Feline Parvovirus

The feline parvovirus causes a devastating disease known as distemper or panleukopenia. Although the feline version shares the same name as the one that affects their canine counterparts, the two conditions aren’t the same. They aren’t caused by the same virus and can’t be passed between the two types of pets.

Feline Parvovirus

Feline Parvovirus

Parvo is a virus that can easily be kept at bay with proper vaccination. This is the main reason why the disease is no longer as widespread as it once was. However, it can still be problematic for cats that are unvaccinated in the wild. Those who are infected usually have less than a 50% chance for survival.


Usually, young cats are infected with the virus. However, adults can also be infected if they haven’t been vaccinated. The cat parvovirus is very capable of surviving in the environment for long periods of time. In fact, it can survive for about a year. This is the reason why cats are usually infected by coming into contact with infected areas rather than infected cats.


Parvovirus in felines is especially bad since it destroys the white blood cells. This leaves your cat vulnerable to a wide range of other illnesses. Once signs appear, you’ll quickly see that it’s time for a trip to the veterinarian.

A high fever will develop. Lethargy and depression will likely occur too. Since the digestive system is especially targeted, cats will have bloody diarrhea and signs of malnutrition and dehydration.

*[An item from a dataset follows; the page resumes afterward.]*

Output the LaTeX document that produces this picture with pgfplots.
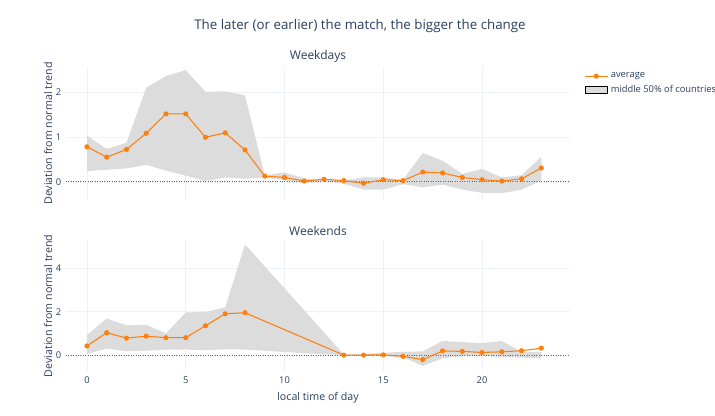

Severe cases of the condition can result in sudden death.


Of course, the veterinarian will discuss your cat’s medical history and do a physical exam. The exam may show that the abdomen is swollen, and maybe painful to the touch. The lymph nodes may also be swollen and clearly show that there is some type of problem. To diagnose the disease, the vet will have blood tests done, which will show the low levels of white blood cells. Inflammation of the small intestines will also point to parvo.


There is no cure for feline parvovirus. Only supportive care can be provided for the disease itself. However, other conditions may take the opportunity presented by your cat’s weakened immune system. Antibiotics may be prescribed to stave them off. Cats that are having seizures may need to be given medications to prevent them.

As you read earlier, this virus is capable of surviving in the environment for a long time. It is vital that you disinfect anything that your cat has come into contact with. This includes toys, sleeping/travel cage, and food and water bowls. You can use a solution of bleach and water to kill the virus. Don’t panic if you have dogs in the house since they won’t be affected by this particular virus.


Parvovirus in cats has a high mortality rate. Young kittens can easily succumb to the disease. If they’re able to survive for four to five days with supportive care, they have a much higher chance of surviving. However, the road to recovery will be a long one, often taking a few weeks.


There is no reason to deal with this horrible disease as vaccination can easily prevent it. Have your kitten vaccinated when they’re two to three months of age, complete with the required followup shots. After these vaccination shots, there should be no reason to worry about feline parvovirus for the rest of his life.